In una ricerca del 2019 è emerso che l’amicizia decresce dopo i 25 anni, ma non intacca la soddisfazione sociale che dipende dalla qualità delle relazioni che si hanno. Le amicizie in età adulta possono essere catalogate in tre categorie: attive, dormienti e commemorative. Le prime sono fondate su un notevole supporto emotivo. Le seconde sono quelle con cui non ci si sente spesso, ma si ha il piacere di rincontrare. Le ultime sono quelle con cui non si hanno più contatti, ma con le quali si aveva un intenso rapporto. Questa catalogazione è, com’è ovvio che sia, fluttuante. Nel senso che si può saltare da una categoria ad un’altra con facilità in relazione alle circostanze.
La convinzione popolare è del parere che le amicizie restano per tutta la vita. In realtà, gli individui scelgono gli amici in modo diverso e anche l’attaccamento, fondamentale sin dalla nascita, muta e si modifica nel tempo. Si è constatato, infine, che le amicizie più durature si fondano su un linguaggio comune, che aiuta la condivisione e l’appartenenza. Quest’aspetto produce un più agevole modo di comprendersi e confrontarsi. È come quando si dice di “stare a proprio agio” e la relazione, di conseguenza, si fa più piacevole. La condivisione dell’amicizia è strettamente legata alla sicurezza identitaria. Sorge dalla consapevolezza si sapere chi si è e con chi ci si vuole relazionare. Infatti, si preferisce frequentare le persone che fanno stare bene.

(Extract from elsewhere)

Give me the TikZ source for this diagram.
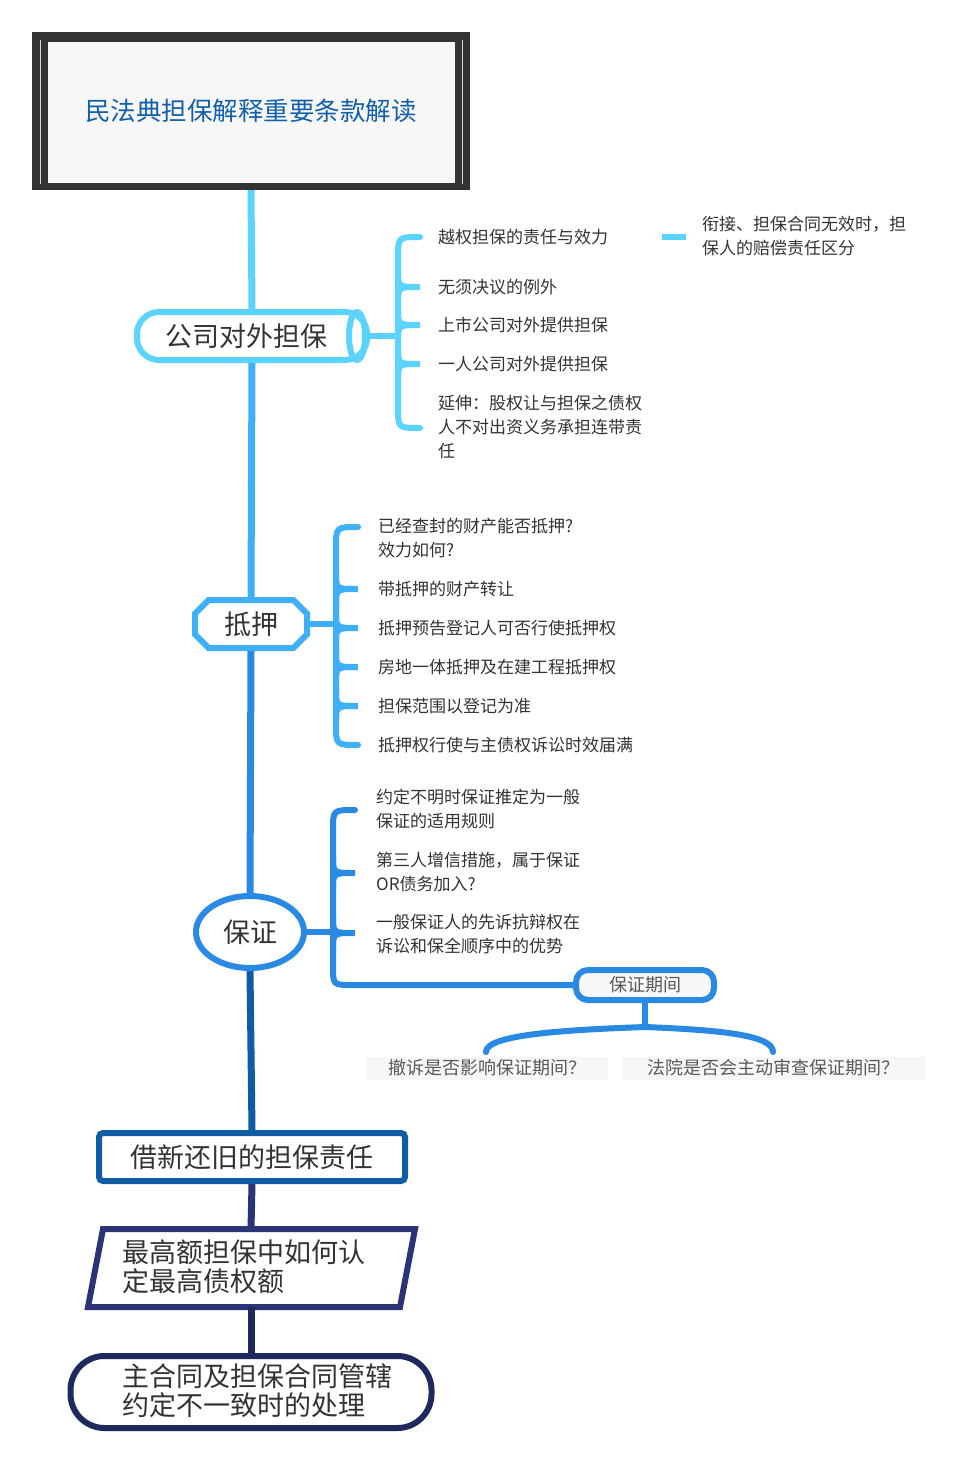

In età adulta si preferisce frequentare persone che si conoscono da tempo e ad eludere ambienti nuovi, pur sapendo che si può incontrare gente con interessi in comune. L’amicizia va coltivata, con amore e cura, così come facevano i contadini di un tempo, quando aravano i campi. Eppure bisogna stare attenti. Purché non capiti come nella canzone di Dario Vergassola, noto cabarettista e cantautore, in cui il protagonista era depresso perché la sua compagna faceva l’amore con Mario, suo migliore amico. L’analista gli consigliò di trovarsi un amico, ma lui rispose: “Mi è già bastato Mario!“.